§ Objective
Without including any pictures, write out the listing below exactly.

Start of Provided material

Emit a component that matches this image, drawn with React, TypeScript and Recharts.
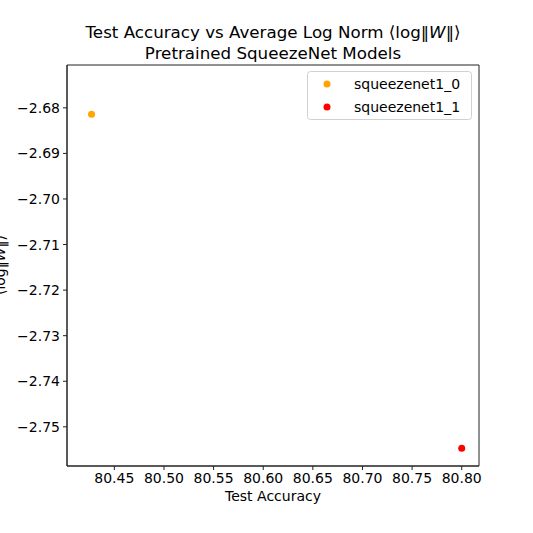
import React from 'react';
import { ScatterChart, Scatter, XAxis, YAxis, ReferenceArea, Customized } from 'recharts';

const modelNames = ['squeezenet1_0', 'squeezenet1_1'];
const modelColors = ['#FFA500', '#FF0000'];
const testAccuracy = [80.427, 80.8];
const avgLogNorm = [-2.6814, -2.7547];
const xTicks = [80.45, 80.5, 80.55, 80.6, 80.65, 80.7, 80.75, 80.8];
const yTicks = [-2.68, -2.69, -2.7, -2.71, -2.72, -2.73, -2.74, -2.75];
const xDomain = [80.4023, 80.8174];
const yDomain = [-2.7586, -2.6706];

const FONT = 'DejaVu Sans, sans-serif';

const series = modelNames.map((name, i) => ({
  name,
  color: modelColors[i],
  data: [{ x: testAccuracy[i], y: avgLogNorm[i] }],
}));

const Overlay = () => (
  <g>
    <text x={273} y={38} textAnchor="middle" fontFamily={FONT} fontSize={16.7} fill="#000">
      Test Accuracy vs Average Log Norm ⟨log‖<tspan fontStyle="italic">W</tspan>‖⟩
    </text>
    <text x={273} y={59} textAnchor="middle" fontFamily={FONT} fontSize={16.7} fill="#000">
      Pretrained SqueezeNet Models
    </text>
    <text
      x={0}
      y={0}
      transform="translate(5,265) rotate(-90)"
      textAnchor="middle"
      fontFamily={FONT}
      fontSize={14}
      fill="#000"
    >
      ⟨log‖<tspan fontStyle="italic">W</tspan>‖⟩
    </text>
    <g>
      <rect x={307.5} y={71.5} width={164} height={48} rx={3} ry={3} fill="#fff" fillOpacity={0.8} stroke="#d0d0d0" />
      {series.map((s, i) => (
        <g key={s.name}>
          <circle cx={327} cy={84 + i * 23} r={3.5} fill={s.color} />
          <text x={354} y={89 + i * 23} fontFamily={FONT} fontSize={14} fill="#000">
            {s.name}
          </text>
        </g>
      ))}
    </g>
  </g>
);

export default function App() {
  return (
    <div style={{ position: 'absolute', left: 0, top: 0, width: 533, height: 533, background: '#fff' }}>
      <ScatterChart width={533} height={533} margin={{ top: 65, right: 54, bottom: 27, left: 0 }}>
        <XAxis
          type="number"
          dataKey="x"
          domain={xDomain}
          ticks={xTicks}
          allowDataOverflow
          tickFormatter={(v: number) => v.toFixed(2)}
          height={40}
          tickSize={4}
          tickMargin={3}
          axisLine={{ stroke: '#222', strokeWidth: 1 }}
          tickLine={{ stroke: '#222' }}
          tick={{ fill: '#000', fontFamily: FONT, fontSize: 14 }}
          label={{ value: 'Test Accuracy', position: 'insideBottom', offset: 5, fill: '#000', fontFamily: FONT, fontSize: 14 }}
        />
        <YAxis
          type="number"
          dataKey="y"
          domain={yDomain}
          ticks={yTicks}
          allowDataOverflow
          tickFormatter={(v: number) => v.toFixed(2).replace('-', '\u2212')}
          width={67}
          tickSize={4}
          tickMargin={3}
          axisLine={{ stroke: '#222', strokeWidth: 1 }}
          tickLine={{ stroke: '#222' }}
          tick={{ fill: '#000', fontFamily: FONT, fontSize: 14 }}
        />
        <ReferenceArea
          x1={xDomain[0]}
          x2={xDomain[1]}
          y1={yDomain[0]}
          y2={yDomain[1]}
          fill="none"
          fillOpacity={0}
          stroke="#222"
          strokeWidth={1}
          ifOverflow="visible"
        />
        {series.map((s) => (
          <Scatter
            key={s.name}
            name={s.name}
            data={s.data}
            fill={s.color}
            isAnimationActive={false}
            shape={(p: any) => <circle cx={p.cx} cy={p.cy} r={3.5} fill={s.color} />}
          />
        ))}
        <Customized component={Overlay} />
      </ScatterChart>
    </div>
  );
}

End of Provided material

§ Task solution
Emit a component that matches this image, drawn with React, TypeScript and Recharts.
import React from 'react';
import { ScatterChart, Scatter, XAxis, YAxis, ReferenceArea, Customized } from 'recharts';

const modelNames = ['squeezenet1_0', 'squeezenet1_1'];
const modelColors = ['#FFA500', '#FF0000'];
const testAccuracy = [80.427, 80.8];
const avgLogNorm = [-2.6814, -2.7547];
const xTicks = [80.45, 80.5, 80.55, 80.6, 80.65, 80.7, 80.75, 80.8];
const yTicks = [-2.68, -2.69, -2.7, -2.71, -2.72, -2.73, -2.74, -2.75];
const xDomain = [80.4023, 80.8174];
const yDomain = [-2.7586, -2.6706];

const FONT = 'DejaVu Sans, sans-serif';

const series = modelNames.map((name, i) => ({
  name,
  color: modelColors[i],
  data: [{ x: testAccuracy[i], y: avgLogNorm[i] }],
}));

const Overlay = () => (
  <g>
    <text x={273} y={38} textAnchor="middle" fontFamily={FONT} fontSize={16.7} fill="#000">
      Test Accuracy vs Average Log Norm ⟨log‖<tspan fontStyle="italic">W</tspan>‖⟩
    </text>
    <text x={273} y={59} textAnchor="middle" fontFamily={FONT} fontSize={16.7} fill="#000">
      Pretrained SqueezeNet Models
    </text>
    <text
      x={0}
      y={0}
      transform="translate(5,265) rotate(-90)"
      textAnchor="middle"
      fontFamily={FONT}
      fontSize={14}
      fill="#000"
    >
      ⟨log‖<tspan fontStyle="italic">W</tspan>‖⟩
    </text>
    <g>
      <rect x={307.5} y={71.5} width={164} height={48} rx={3} ry={3} fill="#fff" fillOpacity={0.8} stroke="#d0d0d0" />
      {series.map((s, i) => (
        <g key={s.name}>
          <circle cx={327} cy={84 + i * 23} r={3.5} fill={s.color} />
          <text x={354} y={89 + i * 23} fontFamily={FONT} fontSize={14} fill="#000">
            {s.name}
          </text>
        </g>
      ))}
    </g>
  </g>
);

export default function App() {
  return (
    <div style={{ position: 'absolute', left: 0, top: 0, width: 533, height: 533, background: '#fff' }}>
      <ScatterChart width={533} height={533} margin={{ top: 65, right: 54, bottom: 27, left: 0 }}>
        <XAxis
          type="number"
          dataKey="x"
          domain={xDomain}
          ticks={xTicks}
          allowDataOverflow
          tickFormatter={(v: number) => v.toFixed(2)}
          height={40}
          tickSize={4}
          tickMargin={3}
          axisLine={{ stroke: '#222', strokeWidth: 1 }}
          tickLine={{ stroke: '#222' }}
          tick={{ fill: '#000', fontFamily: FONT, fontSize: 14 }}
          label={{ value: 'Test Accuracy', position: 'insideBottom', offset: 5, fill: '#000', fontFamily: FONT, fontSize: 14 }}
        />
        <YAxis
          type="number"
          dataKey="y"
          domain={yDomain}
          ticks={yTicks}
          allowDataOverflow
          tickFormatter={(v: number) => v.toFixed(2).replace('-', '\u2212')}
          width={67}
          tickSize={4}
          tickMargin={3}
          axisLine={{ stroke: '#222', strokeWidth: 1 }}
          tickLine={{ stroke: '#222' }}
          tick={{ fill: '#000', fontFamily: FONT, fontSize: 14 }}
        />
        <ReferenceArea
          x1={xDomain[0]}
          x2={xDomain[1]}
          y1={yDomain[0]}
          y2={yDomain[1]}
          fill="none"
          fillOpacity={0}
          stroke="#222"
          strokeWidth={1}
          ifOverflow="visible"
        />
        {series.map((s) => (
          <Scatter
            key={s.name}
            name={s.name}
            data={s.data}
            fill={s.color}
            isAnimationActive={false}
            shape={(p: any) => <circle cx={p.cx} cy={p.cy} r={3.5} fill={s.color} />}
          />
        ))}
        <Customized component={Overlay} />
      </ScatterChart>
    </div>
  );
}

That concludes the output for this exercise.